En Moscú la ansiedad crece proporcionalmente a los minutos que descuenta el reloj para el debut de Argentina ante Islandia en el estadio del Spartak. Pero dentro del cuarto que nos “vendieron” como hotel, que tiene menos metros cuadrados que un monoambiente de cualquier lugar de Buenos Aires y en el que convivimos cuatro personas, soy el más pesimista de los optimistas. No porque no crea en el poder de fuego del mejor jugador del mundo y de la calidad de sus compañeros (porque eso sería de necio), pero desde mi infancia siempre preferí no creer.

Hoy arrancamos más o menos tarde, a eso de las 9, porque la adrenalina del partido inaugural y de que el Mundial por fin haya arrancado fue imposible de controlar hasta bien entrada la madrugada moscovita. Pero decidimos ir a conocer un poco de la capital para matar esas ansias de nuestro debut en una Copa del Mundo. Tomamos el famoso Metro, pasamos por la estación famosa de la Plaza de la Revolución (Plóshchad Revolutsii), le tocamos el hocico a la escultura del perro que acompaña al soldado fronterizo, acción a la que la leyenda urbana califica como un “acto de buena suerte” que te hará tener un buen día. Y seguimos caminando.
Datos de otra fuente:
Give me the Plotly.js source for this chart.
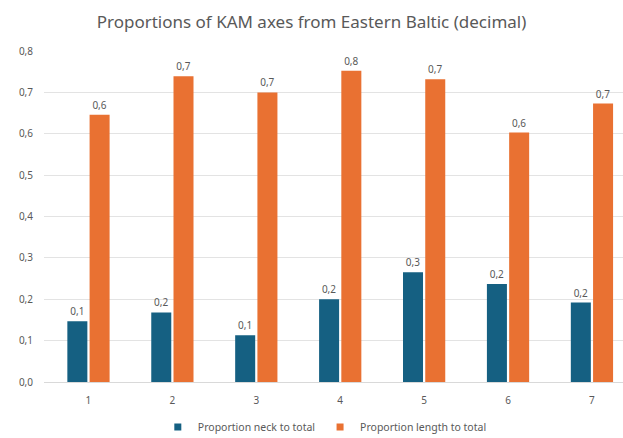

Pasamos por la Nikolskaya Street, esa llena de luces que desemboca en la mítica Plaza Roja y nos tomamos las fotos de rigor. Charlamos con hinchas de todos los países para ver si encontrábamos alguna historia digna de contar, pero terminamos hablando con un padre islandés que junto con su hijo nos pronosticaron una histórica victoria 2-1 con dos goles de Sigurdsson. Mi pesimismo iba en aumento. En realidad creo que era más miedo que otra cosa.

Decidimos dar por terminado el paseo y buscar un lugar que recolecte las “tres B” (bueno, bonito y barato). Como la zona de la Plaza Roja es imposible de transitar, nos fuimos a cruzar un puente para conocer un poco uno de los puentes que pasa por encima del Río Moscova. Y ahí nos cruzamos, sorpresivamente, con dos novias que se tomaban fotos para el book de su casamiento. “Es una buena señal para mañana. Ver a una novia antes de un partido trae suerte. Te lo aseguro”, dijo el más optimista de los cuatro. Nadie le preguntó por qué lo dijo porque su aseveración tenía mucha más seguridad que nuestras dudas por la veracidad de lo que había dicho.

Seguimos caminando, y el destino (o las casualidades) hizo que un desconocido gritara “Messi, Messi”, en alusión a las camisetas de Argentina que llevaban dos de nuestro grupo. Cuando nos quisimos dar cuenta quién era descubrimos a un filipino disfrazado del Dalai Lama (el supremo dirigente espiritual y político de Tibet y líder religioso de la escuela Gelug del budismo tibetano) que ni bien nos acercamos nos dijo en un inglés bien rústico “quédense tranquilos mañana ganan con dos goles de Messi”. Nos quedamos mudos. Sabíamos que era un imitador pero nos miramos entre nosotros. Le pedimos una foto. Nos reímos. Y cuando seguimos con nuestro rumbo el que lo acompañaba dijo algo increíble. “Muchachos, soy argentino, hincha de Estudiantes y este es mi Brujo Manuel”. Y se fue. Eso fue el empujón que me faltaba. Por eso para mañana terminé convencido de que queremos creer.